Cameron believes the parting of the Red Sea may have been a tsunami that destroyed the pharaoh’s army as it pursued the escaping Jews. The documentary claims the episode occurred not at the Red Sea but at the smaller Sea of Reeds, a marshy area at the northern end of the Gulf of Suez. An underwater earthquake may have released poisonous gases that turned the waters red.
Jacobovici said “the common wisdom is there isn’t a single piece of archeological evidence backing up the biblical story of the exodus”. Jewish scholars have reluctantly concurred that an episode central to their faith — commemorated each year at Passover — may never have taken place.
Yet Cameron and Jacobovici claim to have unearthed more than a dozen archeological relics that suggest the exodus took place three centuries earlier than biblical scholars estimate.

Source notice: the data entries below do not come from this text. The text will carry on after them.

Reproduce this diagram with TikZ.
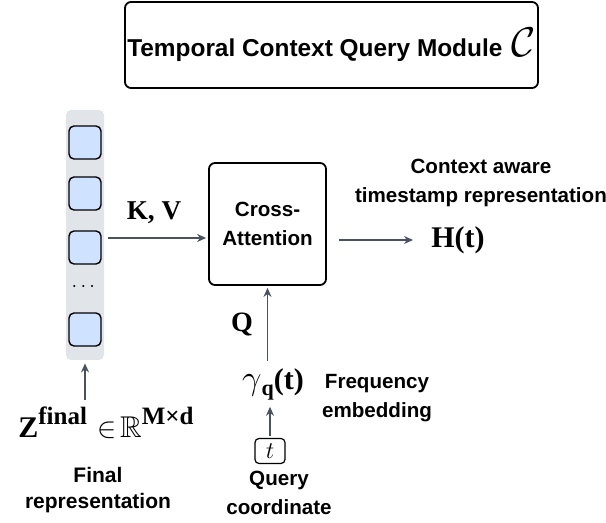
\documentclass[tikz,border=0pt]{standalone}
\usepackage{amsmath}
\usepackage{amssymb}
\usepackage{fontspec}
\newfontfamily\labelfont{Liberation Sans}
\newfontfamily\symbfont{Liberation Serif}
\usepackage{tikz}
\usetikzlibrary{arrows.meta}
\definecolor{arrowgray}{HTML}{4A5260}
\definecolor{colgray}{HTML}{E1E4E9}
\definecolor{cellblue}{HTML}{CFE2FF}

\begin{document}
\begin{tikzpicture} [x=0.5pt, y=-0.5pt, >={Stealth[length=4.5pt, width=4pt]},
	lbl/.style={font=\labelfont\bfseries\fontsize{10.3}{14.5}\selectfont, align=center},
	symb/.style={font=\symbfont\bfseries\fontsize{15}{17}\selectfont},
	cell/.style={draw, fill=cellblue, rounded corners=2.5pt, minimum width=16pt, minimum height=16.5pt, line width=0.7pt},
	conn/.style={->, draw=arrowgray, line width=0.65pt}]
		\useasboundingbox (0, 0) rectangle (606, 523);
		% module title
		\node [draw, rounded corners=3pt, line width=0.9pt, minimum width=206.5pt, minimum height=43pt, inner sep=0pt] (module) at (331.5, 45)
			{{\labelfont\bfseries\fontsize{12.2}{14}\selectfont Temporal Context Query Module}\hspace{4.5pt}{\fontsize{21}{22}\selectfont$\mathcal{C}$}};
		% stacked latent tokens
		\node [fill=colgray, rounded corners=2.5pt, minimum width=19pt, minimum height=125pt] (column) at (85, 235) {};
		\node [cell] (cell1) at (85, 142.5) {};
		\node [cell] (cell2) at (85, 193.5) {};
		\node [cell] (cell3) at (85, 247.5) {};
		\node (dots) at (85, 287) {$\cdots$};
		\node [cell] (cell4) at (85, 329.5) {};
		\node [symb] (zfinal) at (106, 423)
			{Z\raisebox{6.5pt}{\fontsize{12.5}{13}\selectfont final}\hspace{5pt}{\mdseries$\in$\hspace{2pt}$\mathbb{R}$}\raisebox{6.5pt}{\fontsize{12.5}{13}\selectfont M×d}};
		\node [lbl, font=\labelfont\bfseries\fontsize{10.5}{13}\selectfont] (finallbl) at (98, 490) {Final\\representation};
		\draw [conn] (zfinal.north -| column.south) -- ([yshift=-1.5pt]column.south);
		% cross attention
		\node [draw, rounded corners=3pt, line width=0.9pt, minimum width=58.5pt, minimum height=61pt, lbl] (cross) at (267.5, 224) {Cross-\\Attention};
		\node [symb, font=\symbfont\bfseries\fontsize{13.6}{15}\selectfont] (kv) at (154, 213) {K, V};
		\draw [conn] ([xshift=2pt]column.east |- 0, 238) -- ([xshift=-1pt]cross.west |- 0, 238);
		\node [symb, anchor=west, inner sep=1pt] (hout) at (429, 240) {H(t)};
		\node [lbl] (ctxlbl) at (481, 183) {Context aware\\timestamp representation};
		\draw [conn, shorten >=8pt] ([xshift=6pt]cross.east |- hout) -- (hout.west);
		% query branch
		\node [symb, font=\symbfont\bfseries\fontsize{14}{16}\selectfont] (qlbl) at (242, 325) {Q};
		\node [symb] (gamma) at (273, 384) {{\fontsize{16}{17}\selectfont$\gamma$}\raisebox{-3pt}{\fontsize{11}{12}\selectfont q}(t)};
		\node [lbl] (freqlbl) at (377, 398) {Frequency\\embedding};
		\draw [conn] (gamma.north -| cross.south) -- ([yshift=-1pt]cross.south);
		\node [draw, rounded corners=2pt, line width=0.6pt, minimum width=15pt, minimum height=12.5pt, inner sep=0pt] (tbox) at (270, 451) {\fontsize{13}{14}\selectfont$t$};
		\draw [conn] ([yshift=1pt]tbox.north) -- (gamma.south -| tbox.north);
		\node [lbl] (querylbl) at (279, 493) {Query\\coordinate};
\end{tikzpicture}
\end{document}
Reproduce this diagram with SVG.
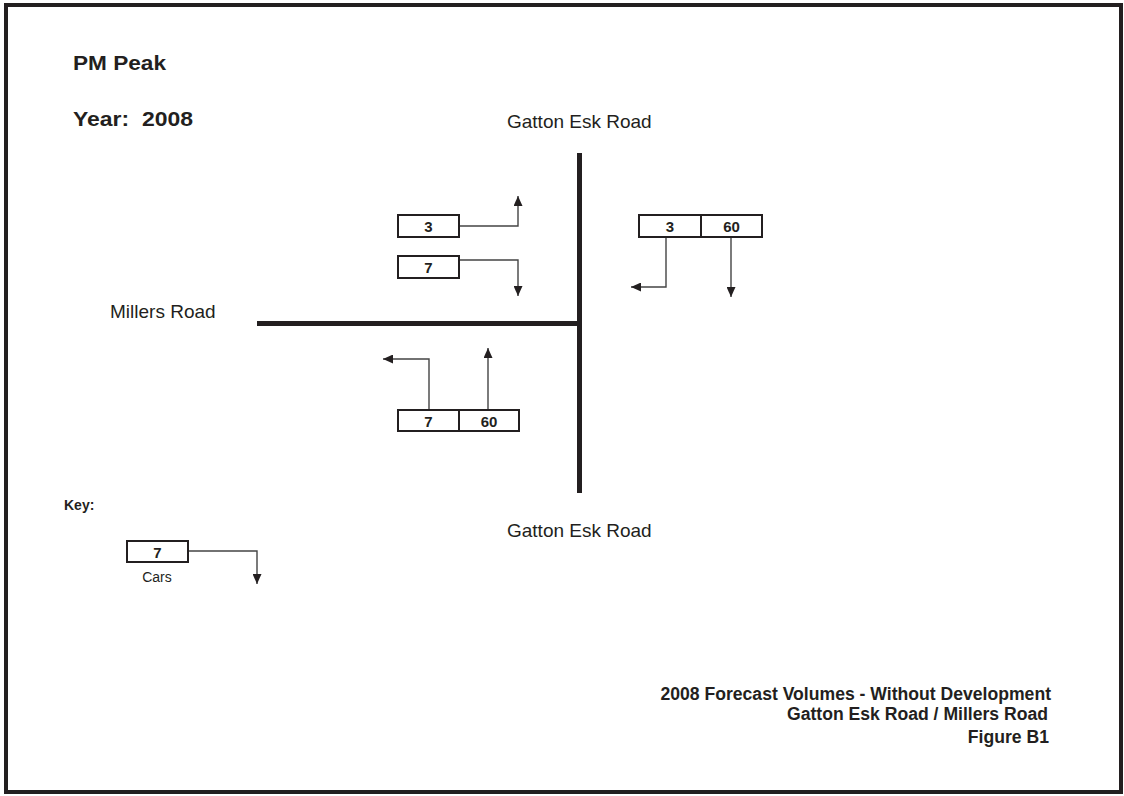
<svg xmlns="http://www.w3.org/2000/svg" width="1124" height="796" viewBox="0 0 1124 796">
<style>
text{font-family:"Liberation Sans",Arial,sans-serif;fill:#231f20}
.b{font-weight:bold}
.lbl{font-size:19px}
.num{font-size:15px;font-weight:bold;text-anchor:middle}
.box{fill:#fff;stroke:#231f20;stroke-width:2}
.road{stroke:#231f20;stroke-width:5;fill:none}
.con{fill:none;stroke:#444;stroke-width:1.4}
.ttl{font-size:17.6px;font-weight:bold;text-anchor:end}
</style>
<defs>
<marker id="ah" markerUnits="userSpaceOnUse" markerWidth="10" markerHeight="9" refX="10" refY="4.5" orient="auto">
<path d="M0,0 L10,4.5 L0,9 z" fill="#231f20"/>
</marker>
</defs>
<rect x="0" y="0" width="1124" height="796" fill="#fff"/>
<rect x="6" y="5" width="1115" height="787" fill="none" stroke="#231f20" stroke-width="4"/>

<text class="b" x="73" y="70" font-size="20" textLength="93" lengthAdjust="spacingAndGlyphs">PM Peak</text>
<text class="b" x="73" y="126" font-size="20" textLength="120" lengthAdjust="spacingAndGlyphs" xml:space="preserve">Year:  2008</text>
<text class="lbl" x="507" y="128">Gatton Esk Road</text>
<text class="lbl" x="507" y="537">Gatton Esk Road</text>
<text class="lbl" x="110" y="318">Millers Road</text>
<text class="b" x="64" y="510" font-size="14">Key:</text>

<g id="roads">
<line class="road" x1="579.5" y1="153" x2="579.5" y2="493"/>
<line class="road" x1="257" y1="323.5" x2="579.5" y2="323.5"/>
</g>

<g id="connectors">
<path class="con" d="M459,226 H518 V196" marker-end="url(#ah)"/>
<path class="con" d="M459,260 H518 V296" marker-end="url(#ah)"/>
<path class="con" d="M666,237 V287 H631" marker-end="url(#ah)"/>
<path class="con" d="M731,237 V297" marker-end="url(#ah)"/>
<path class="con" d="M429,410 V359 H383" marker-end="url(#ah)"/>
<path class="con" d="M488,410 V348" marker-end="url(#ah)"/>
<path class="con" d="M188,551 H257 V584" stroke="#231f20" stroke-width="1.1" marker-end="url(#ah)"/>
</g>

<g id="node-nw-left">
<rect class="box" x="398" y="215" width="61" height="22"/>
<text class="num" x="428.5" y="232">3</text>
</g>
<g id="node-nw-right">
<rect class="box" x="398" y="256" width="61" height="22"/>
<text class="num" x="428.5" y="273">7</text>
</g>
<g id="node-ne">
<rect class="box" x="639" y="215" width="123" height="22"/>
<line x1="701" y1="215" x2="701" y2="237" stroke="#231f20" stroke-width="2"/>
<text class="num" x="670" y="232">3</text>
<text class="num" x="731.5" y="232">60</text>
</g>
<g id="node-sw">
<rect class="box" x="398" y="410" width="121" height="21"/>
<line x1="459" y1="410" x2="459" y2="431" stroke="#231f20" stroke-width="2"/>
<text class="num" x="428.5" y="427">7</text>
<text class="num" x="489" y="427">60</text>
</g>
<g id="node-key">
<rect class="box" x="127" y="541" width="61" height="21"/>
<text class="num" x="157.5" y="558">7</text>
<text x="157" y="582" font-size="14" text-anchor="middle">Cars</text>
</g>

<g id="title">
<text class="ttl" x="1051" y="700">2008 Forecast Volumes - Without Development</text>
<text class="ttl" x="1048" y="720">Gatton Esk Road / Millers Road</text>
<text class="ttl" x="1049" y="743" font-size="16.5">Figure B1</text>
</g>
</svg>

By reinterpreting artwork at museums in Luxor, Cairo, Athens and elsewhere, Jacobovici dates the exodus to around 1500BC.
That was about the time when some geologists believe the Santorini volcano, 400 miles north of Egypt, erupted in the eastern Mediterranean. Scientists and historians have long speculated that the 10 “plagues” suffered by Egypt might have been linked in a “domino theory” of natural causes.
The documentary’s website argues that a series of earthquakes may have “destabilised the entire Nile Delta system and resulted in part of the delta sliding off the African continental shelf”. This would have raised the level of land around the Sea of Reeds, believed to have been saltwater swamps around El Balah, the now extinct lake.
“In other words, the sea parted,” the website says. “Water would have cascaded from higher ground to lower ground . . . creating dry land on which the Israelites could cross. This event would also have caused an enormous ‘backsplash’ of water, a veritable tsunami. If the waves went a mere seven miles inland they would have engulfed the Egyptian army.”
The Exodus producers believe the waters were turned red by chemicals released by underwater tremors. Something similar happened to the lakes in Cameroon in 1986. If the waters were poisoned, amphibians would hop ashore, producing the biblical plague of frogs. When the frogs died, insects would have bred on their bodies leading to plagues of locusts, fleas and lice.
They in turn would have spread disease to humans, the plague of boils, and animals, the plague of dying livestock. They would also have threatened crops, forcing the Egyptians to store grain which might have then turned mouldy. Contaminated food might account for the plague of deaths among first-born Egyptian males. Weather conditions spawned by the eruption might also have caused the plagues of hailstorms and darkness.
“It’s individual pieces that start to form a compelling pattern,” said Cameron.